Os dias passam rápido, as
noites os acompanham e eis que temos mais um ano que finda...
Mais um finados se aproxima,
trazendo-nos muitas lembranças daqueles que já se foram e, que um dia, já
fizeram parte da nossa vida. Façamos a eles a devida homenagem.
Por
quem as velas se acendem...
Posso dizer agora que me
acostumei com a tua ausência nestes longos dezesseis anos que voaram céleres e
contribuíram para que deixasse de sofrer pela sua perda.

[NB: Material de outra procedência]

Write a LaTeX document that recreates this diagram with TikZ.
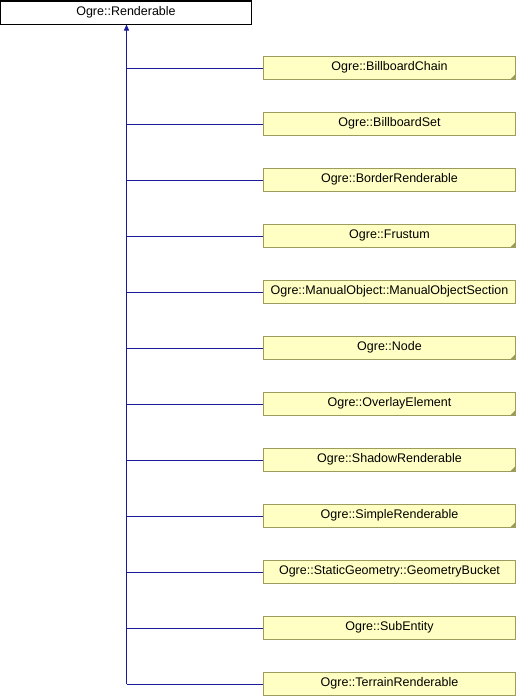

Hoje, a consciência da falta
que fazes, só não admite que haja um substituto para tudo aquilo que foste e
representaste em minha vida... As reminiscências povoam minha mente e, por
alguns segundos, aproximam-se tão firmemente da realidade como se viajasse numa
máquina, quebrando a barreira do tempo e do espaço físico.
Nessa imersão forte no
passado, revivo aquele dia de finados no calor insuportável de nossa cidade
natal e os preparativos para a ida ao campo santo. Nunca deixaste que
faltássemos a esse compromisso de louvar aqueles que nos foram caros.
Todo um preparativo
antecedia essa data, vestíamos nossa melhor roupa, nos arrumávamos
caprichosamente, não antes, de ouvir durante toda a manhã, a programação de
músicas eruditas lentas e tristes que nos enchiam de melancolia e que preparava
nosso espírito, toldando-o de respeito e sobriedade. Enquanto caminhávamos sob
o sol escaldante, passava-nos grandes lições de solidariedade e vida dizendo o
quanto os mortos deveriam ser venerados e lembrados, por tudo que significaram
em nossa existência, por tudo que construíram, ressaltando a necessidade de
oração e da tradicional queima de velas que mereciam.
Não, não deixaste que a
euforia infantil esquecesse e menosprezasse os que se foram, houve o despertar
de toda uma consciência nesse sentido.
Na entrada do cemitério, me
lembro como se fosse hoje, fazia questão de primeiramente fazer uma oração ao
Doutor Jaime de Oliveira que era o seu guia espiritual. A compenetração e
seriedade com que fazias isso, nos deixava comovidos e quietos acompanhando todo
aquele ritual.
Muitas vezes, ao nos
dispersarmos com outras crianças entre primos e amigos, por um instante,
voltávamos ao nosso comportamento infantil, correndo até o cruzeiro e a
capelinha dos ossos, de onde sempre alguém ouvia um barulho ou sussurro vindo
do além, o que causava debandada geral em gritos e fuga como passarinhos em
revoada...
Quantas saudades, dessa
época. Já naqueles dias longínquos da infância que agora ecoam em minha mente,
o comércio em frente à necrópole municipal era grande e até hoje, ao lembrar,
causam-me repulsa e um fundo de nojo: melancias aos borbotões, abertas, exibiam
seu escarlate sobre as bancas, convidando à degustação, flores numa festa de
cor esbanjavam beleza e viço como forma de compensar todo aquele luto e
tristeza. Não tínhamos muitos mortos naquela época: um ou outro primo distante
e amigos pouco conhecidos da nossa pequena família. Mas não importava, todos
mereciam uma reflexão, e ela vinha em forma de oração...
Hoje, tudo mudou. Crianças
muito pouco acompanham seus pais nesse dia de finados. Cemitérios são
desrespeitados, violados e roubados em uma amostra da degradação humana que
atinge o seu ponto mais vil e rebaixante. Muitas pessoas visitam os túmulos,
impacientes e apressadas numa obrigação pouco prazerosa e muito forçada. Não
ouvimos mais nos rádios e meios de comunicação de massa uma programação como a
daqueles tempos, dedicada exclusivamente aos mortos.
Querido pai, de onde quer que estiveres, creio que devas estar decepcionado com o rumo que as coisas tomaram
ultimamente. Entretanto, creia: a semente que lançaste, germinou. Saibas que o
respeito e a consideração por todos aqueles que se foram e que tão bem me
ensinastes a cultivar, vingou.
E hoje, estranhamente, venho
aos pés de sua lápide, humilde e sóbria depositar o meu amor em forma de flores
singelas. Nesse momento, sinto que as grandes árvores que balançam suas ramagens com a brisa parecem
sentir o meu pesar. A melodia grave que mentalizo é a mais completa prece que precede minhas palavras. As velas que acendo e que teimam em se apagar com o vento
que varre os espaços entre as tumbas, acabam por vencer e permanecem em lume, unidas
e fortes no propósito de homenagear aquele, que no meu coração é o mais ilustre
faltante, cujo corpo descansa em paz na quieta e pequena necrópole.